Жил он тогда, в последнюю свою осень, на даче в Окроканах. Это недалеко от Тбилиси, в большой складке горы Мтацминда. Там тихо, безветренно, прохладно. В тот предвечерний час пьяно пахло скошенной травой и свежевыпеченным хлебом.
Симон Чиковани сидел на балконе, укутанный в теплый халат. Из комнаты доносился гул стадиона и голос ведущего телепередачу. Симон Иванович слушал: футбол был его слабостью, и он живо реагировал на все, что творилось на поле. Я дождался окончания игры и только тогда подошел к нему.
— Приехали? Вот хорошо, — сказал он. — Рассказывайте московские новости...
Он внимательно слушал мой сбивчивый рассказ — о том о сем. Иногда прерывал, задавал вопросы, а после вечернего чая сказал:
— Ну, а теперь давайте побеседуем на нашу тему.

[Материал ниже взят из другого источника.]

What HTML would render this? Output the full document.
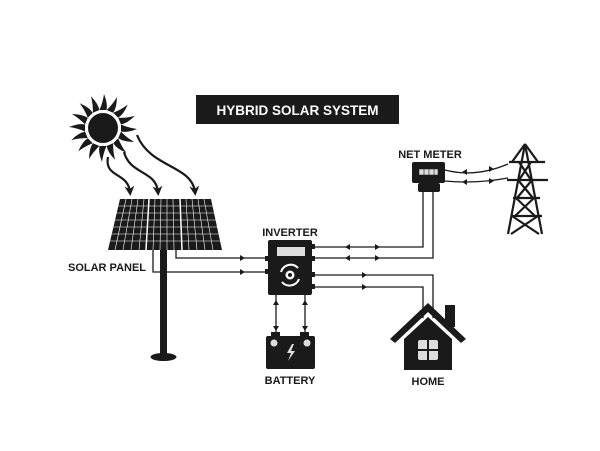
<!DOCTYPE html>
<html><head><style>
html,body{margin:0;padding:0;background:#fff}
svg{display:block}
text{font-family:"Liberation Sans",sans-serif;font-weight:bold;fill:#1a1a1a}
</style></head><body>
<svg width="600" height="451" viewBox="0 0 600 451" xmlns="http://www.w3.org/2000/svg">
<defs>
<marker id="big" viewBox="0 0 10 10" refX="6" refY="5" markerWidth="4.5" markerHeight="4.5" orient="auto"><path d="M0,0 L10,5 L0,10 L3,5 z" fill="#1a1a1a"/></marker>
</defs>
<rect x="196" y="95" width="203" height="29" fill="#1a1a1a"/>
<text x="297.5" y="115" font-size="13.5" text-anchor="middle" style="fill:#fff">HYBRID SOLAR SYSTEM</text>

<g transform="translate(103,128)" fill="#1a1a1a">
<circle r="15"/>
<g id="r"><path d="M-3.5,-18 Q0,-26 1,-34 Q5,-24 3.5,-18 z"/></g>
<use href="#r" transform="rotate(22.5)"/><use href="#r" transform="rotate(45)"/><use href="#r" transform="rotate(67.5)"/>
<use href="#r" transform="rotate(90)"/><use href="#r" transform="rotate(112.5)"/><use href="#r" transform="rotate(135)"/><use href="#r" transform="rotate(157.5)"/>
<use href="#r" transform="rotate(180)"/><use href="#r" transform="rotate(202.5)"/><use href="#r" transform="rotate(225)"/><use href="#r" transform="rotate(247.5)"/>
<use href="#r" transform="rotate(270)"/><use href="#r" transform="rotate(292.5)"/><use href="#r" transform="rotate(315)"/><use href="#r" transform="rotate(337.5)"/>
</g>
<g fill="none" stroke="#1a1a1a" stroke-width="2.2">
<path d="M108,157 C104,178 128,172 130,192" marker-end="url(#big)"/>
<path d="M124,152 C130,175 156,170 158,192" marker-end="url(#big)"/>
<path d="M137,135 C150,168 192,165 195,192" marker-end="url(#big)"/>
</g>

<polygon points="120,199 211,199 222,250 108,250" fill="#1a1a1a"/>
<g stroke="#fff" stroke-width="0.6">
<line x1="113" y1="206" x2="218" y2="206"/><line x1="112" y1="213" x2="219" y2="213"/><line x1="111" y1="220" x2="219" y2="220"/><line x1="110" y1="227" x2="220" y2="227"/><line x1="110" y1="234" x2="221" y2="234"/><line x1="109" y1="241" x2="221" y2="241"/>
<line x1="126" y1="199" x2="115" y2="250"/><line x1="132" y1="199" x2="123" y2="250"/><line x1="138" y1="199" x2="131" y2="250"/><line x1="144" y1="199" x2="139" y2="250"/>
<line x1="155" y1="199" x2="153" y2="250"/><line x1="161" y1="199" x2="160" y2="250"/><line x1="167" y1="199" x2="167" y2="250"/><line x1="173" y1="199" x2="174" y2="250"/>
<line x1="186" y1="199" x2="189" y2="250"/><line x1="192" y1="199" x2="197" y2="250"/><line x1="198" y1="199" x2="205" y2="250"/><line x1="204" y1="199" x2="213" y2="250"/>
</g>
<g stroke="#fff" stroke-width="1.5"><line x1="149" y1="199" x2="146" y2="250"/><line x1="180" y1="199" x2="182" y2="250"/></g>
<rect x="160" y="250" width="7" height="105" fill="#1a1a1a"/>
<ellipse cx="163.5" cy="357" rx="13" ry="4" fill="#1a1a1a"/>
<text x="68" y="271" font-size="11">SOLAR PANEL</text>

<g fill="none" stroke="#1a1a1a" stroke-width="1.3">
<path d="M176,250 V258 H268"/>
<path d="M153,250 V272 H268"/>
<path d="M312,247 H423 V192"/>
<path d="M312,258 H433 V192"/>
<path d="M312,275 H433 V318"/>
<path d="M312,287 H423 V318"/>
<path d="M276,295 V336"/><path d="M305,295 V336"/>
<path d="M445,170 Q475,178 508,164"/>
<path d="M445,181 Q475,184 508,178"/>
</g>
<g fill="#1a1a1a">
<path d="M240,255 l5,3 l-5,3z"/><path d="M240,269 l5,3 l-5,3z"/>
<path d="M350,244 l-5,3 l5,3z"/><path d="M375,244 l5,3 l-5,3z"/>
<path d="M350,255 l-5,3 l5,3z"/><path d="M375,255 l5,3 l-5,3z"/>
<path d="M362,272 l5,3 l-5,3z"/><path d="M362,284 l5,3 l-5,3z"/>
<path d="M273,305 l3,-5 l3,5z"/><path d="M273,326 l3,5 l3,-5z"/>
<path d="M302,305 l3,-5 l3,5z"/><path d="M302,326 l3,5 l3,-5z"/>
<path d="M467,169 l-5,3 l5,3z"/><path d="M489,166 l5,3 l-5,3z"/>
<path d="M467,179 l-5,3 l5,3z"/><path d="M489,178 l5,3 l-5,3z"/>
</g>

<text x="290" y="236" font-size="11" text-anchor="middle">INVERTER</text>
<rect x="268" y="240" width="44" height="55" rx="2" fill="#1a1a1a"/>
<rect x="265" y="256" width="4" height="5" fill="#1a1a1a"/><rect x="265" y="269" width="4" height="5" fill="#1a1a1a"/>
<rect x="311" y="244" width="4" height="5" fill="#1a1a1a"/><rect x="311" y="256" width="4" height="5" fill="#1a1a1a"/><rect x="311" y="272" width="4" height="5" fill="#1a1a1a"/><rect x="311" y="284" width="4" height="5" fill="#1a1a1a"/>
<rect x="277" y="247" width="28" height="9" fill="#ddd"/>
<g fill="none" stroke="#fff" stroke-width="2"><path d="M281,272 A10,10 0 0 1 298,268"/><path d="M299,279 A10,10 0 0 1 282,282"/></g>
<circle cx="290" cy="275" r="4.5" fill="#fff"/><circle cx="290" cy="275" r="2" fill="#1a1a1a"/>

<rect x="271" y="332" width="9" height="5" fill="#1a1a1a"/><rect x="300" y="332" width="9" height="5" fill="#1a1a1a"/>
<rect x="266" y="336" width="49" height="33" rx="2" fill="#1a1a1a"/>
<circle cx="274" cy="343" r="3.5" fill="#ddd"/><circle cx="307" cy="343" r="3.5" fill="#ddd"/>
<path d="M292,344 l-5,9 h4 l-3,8 l7,-10 h-4 l3,-7z" fill="#ddd"/>
<text x="290" y="384" font-size="11" text-anchor="middle">BATTERY</text>

<rect x="445" y="305" width="10" height="22" fill="#1a1a1a"/>
<polygon points="428,303 466,339 461,343 428,312 395,343 390,339" fill="#1a1a1a"/>
<polygon points="428,317 452,339 452,370 404,370 404,339" fill="#1a1a1a"/>
<rect x="418" y="340" width="20" height="20" rx="2" fill="#ddd"/>
<rect x="427" y="340" width="2" height="20" fill="#1a1a1a"/><rect x="418" y="349" width="20" height="2" fill="#1a1a1a"/>
<text x="428" y="385" font-size="11" text-anchor="middle">HOME</text>

<text x="430" y="158" font-size="11" text-anchor="middle">NET METER</text>
<rect x="412" y="162" width="33" height="21" rx="2" fill="#1a1a1a"/>
<rect x="418" y="183" width="22" height="9" rx="2" fill="#1a1a1a"/>
<rect x="419" y="169" width="19" height="6" fill="#ddd" stroke="#1a1a1a" stroke-width="0.5"/>
<g stroke="#1a1a1a" stroke-width="0.6"><line x1="424" y1="169" x2="424" y2="175"/><line x1="429" y1="169" x2="429" y2="175"/><line x1="434" y1="169" x2="434" y2="175"/></g>

<g fill="none" stroke="#1a1a1a" stroke-width="2.2">
<path d="M525,144 L508,234 M525,144 L542,234"/>
<path d="M509,162 H545 M507,180 H548 M513,198 H540 M511,216 H542"/>
<path d="M519,162 L531,180 M531,162 L519,180 M518,180 L533,198 M532,180 L517,198 M516,198 L535,216 M534,198 L515,216 M512,216 L539,234 M538,216 L511,234"/>
<path d="M525,144 L512,162 M525,144 L538,162"/>
</g>
</svg>
</body></html>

Слово «нашу» он произнес с особой интонацией, как бы давая понять, что помнит наш уговор — поговорить о поэзии. А я, признаться, думал, что он позабыл, не до того ему сейчас. Напоминать же было неловко, а в таком его состоянии даже неуместно. Но раз он сам сказал, значит, ему хочется, поэту хочется говорить о поэзии.
Мы были не одни. С нами был неразлучный и преданный друг Симона Чиковани — критик и литературовед Георгий Маргвелашвили. В тяжелые для поэта дни он счел своим долгом записывать его «мысли вслух», тут же, по ходу той или иной беседы, фиксируя раздумья поэта, человека огромной культуры. А если эти своеобразные монологи Симона Чиковани звучали по-грузински, но предназначались для русской прессы, то они сразу же переводились и записывались по-русски. Далее текст зачитывался автору и уточнялся. Так родились некоторые последние по времени статьи Симона Чиковани, опубликованные в газете «Заря Востока», в журналах «Вопросы литературы» и «Литературная Грузия». Частично, кроме моих вопросов и ряда ответов, так фиксировалась и эта наша беседа.

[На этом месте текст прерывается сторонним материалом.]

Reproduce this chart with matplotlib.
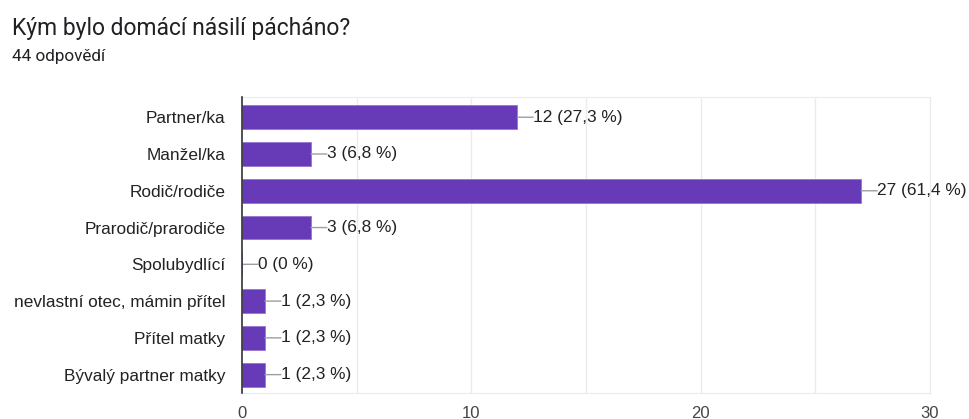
import matplotlib.pyplot as plt

plt.rcParams['font.family'] = ['Liberation Sans', 'DejaVu Sans']

# Data
categories = ['Partner/ka', 'Manžel/ka', 'Rodič/rodiče', 'Prarodič/prarodiče',
              'Spolubydlící', 'nevlastní otec, mámin přítel', 'Přítel matky',
              'Bývalý partner matky']
counts = [12, 3, 27, 3, 0, 1, 1, 1]
percents = ['27,3', '6,8', '61,4', '6,8', '0', '2,3', '2,3', '2,3']
xticks = [0, 10, 20, 30]

fig = plt.figure(figsize=(9.7, 4.19), dpi=100)
fig.text(0.012, 0.933, 'Kým bylo domácí násilí pácháno?', fontsize=16.5,
         color='#202124', va='center', family='Roboto')
fig.text(0.012, 0.864, '44 odpovědí', fontsize=12.3, color='#202124',
         va='center', family='Roboto')

ax = fig.add_axes([0.2495, 0.062, 0.7093, 0.7065])
y = range(len(categories))
ax.barh(y, counts, height=0.65, color='#673ab7', edgecolor='#9575cd',
        linewidth=0.6, zorder=3)

for i, (c, p) in enumerate(zip(counts, percents)):
    ax.annotate('', xy=(c, i), xytext=(11.5, 0), textcoords='offset points',
                arrowprops=dict(arrowstyle='-', color='#9e9e9e', lw=1,
                                shrinkA=0, shrinkB=0), zorder=4)
    ax.annotate(f'{c} ({p} %)', xy=(c, i), xytext=(11.5, 0),
                textcoords='offset points', va='center', ha='left',
                fontsize=12.4, color='#222222', zorder=5)

ax.set_xlim(0, 30)
ax.set_ylim(7.5, -0.55)
ax.set_yticks(list(y))
ax.set_yticklabels(categories, fontsize=12.4, color='#222222')
ax.set_xticks(xticks)
ax.set_xticklabels([str(t) for t in xticks], fontsize=12, color='#444444')
for gx in range(5, 31, 5):
    ax.axvline(gx, color='#ebebeb', lw=1, zorder=1)
ax.tick_params(axis='both', length=0)
ax.tick_params(axis='y', pad=12)
ax.tick_params(axis='x', pad=9)

for s in ['top', 'right', 'bottom']:
    ax.spines[s].set_color('#ebebeb')
ax.spines['left'].set_color('#333333')
ax.spines['left'].set_linewidth(1.2)
ax.spines['left'].set_zorder(6)

fig.savefig('out.png', dpi=100)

Зная пристрастие Симона Чиковани к теме, затронутой им в иной форме во многих его стихах, я спросил, какое содержание вложил бы он в распространенное понятие «поэтическое ви́дение мира» и в чем он лично видит различие между поэтическим образом в лирике и в эпическом творчестве? Я не ошибся — в ответ прозвучал взволнованный монолог поэта:
— Я, пожалуй, редко задумывался над вопросом: что же такое «поэтическое ви́дение мира»? Для поэта это такое же органическое свойство, как свидетельства всех пяти чувств для любого человека, и поэт так же мало думает об этом своем «воспринимающем аппарате», как и любой человек о своем зрении, слухе, обонянии. Для меня поэзия — это накопление интенсивных впечатлений, сгусток пережитого и продуманного, разрядка накопившихся мыслей и чувств. Я однажды писал, что сфера поэзии — это покорение действительности вдохновением и создание новой, поэтической действительности. Поэзия всегда является чудесным результатом непростой, напряженной, драматической встречи поэта и мира, искрой, высеченной при их столкновении, независимо от того, гармония или конфликт связывают поэта с миром. Равнодушие неспособно высечь эту искру, то есть неспособно к зачатию стиха.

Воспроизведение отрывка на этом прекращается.